Watson, the super-computer system originally known for winning Jeopardy, is now being opened up to developers by IBM and can be a new tool to use in apps, according to Stefania
Kaczmarczyk, developer evangelist at IBM Digital Group.
“So you’ve combined IBM’s years and years of research and engineering and then taken that to make it a service that
somebody can just say ‘hey, I have a photo, what is this?’ and they can suddenly build an app within 24 hours,” said Kaczmarczyk.
“That’s something that normally
you would have to have an entire development team figure out just how to do the recognition itself.”
Opening the Watson IoT platform to developers can yield creative results, but also
could open doors to valuable innovations. In this case, the ultimate goal would be to create revenue streams for third parties from the use of Pokémon Go.
Greg Gorman, who directs
developer outreach and cognitive analytics at IBM Watson IoT, sees potential value and use-cases for Hsu’s hack.
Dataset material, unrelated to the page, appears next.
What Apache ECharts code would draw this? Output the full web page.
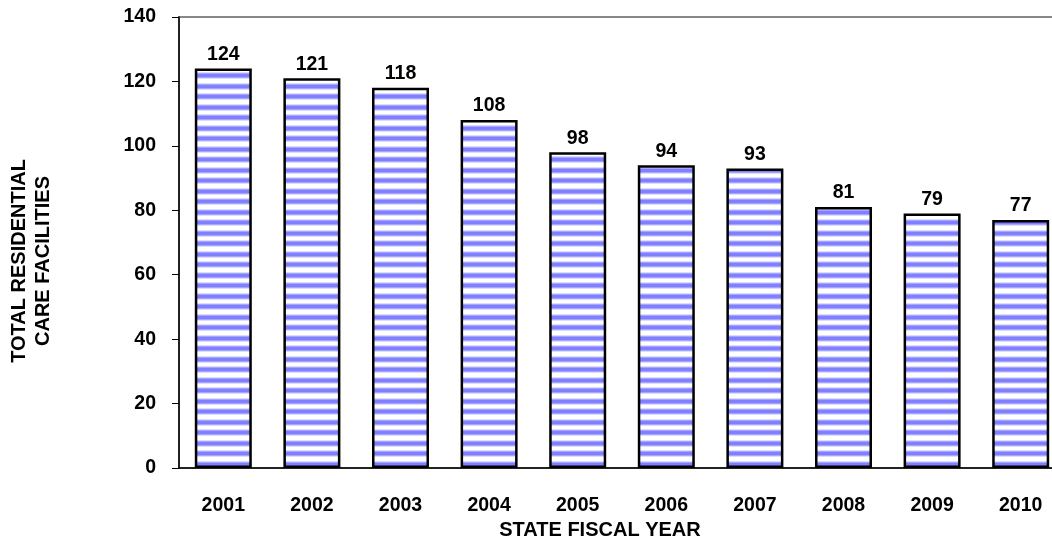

“They were describing how they wanted to be able to set up a little
beacon and have Watson go find Pokémon for you and then broadcast to the players,” Gorman said.
“And the idea behind it being then they can monetize that,” he said.
“They could either push advertising to those people that subscribe to it or perhaps you could attach it to your food truck and that would drive people to it or maybe to your ice cream shop or
whatever you were trying to do, but it might be a way to actually monetize the game in a really unique way.”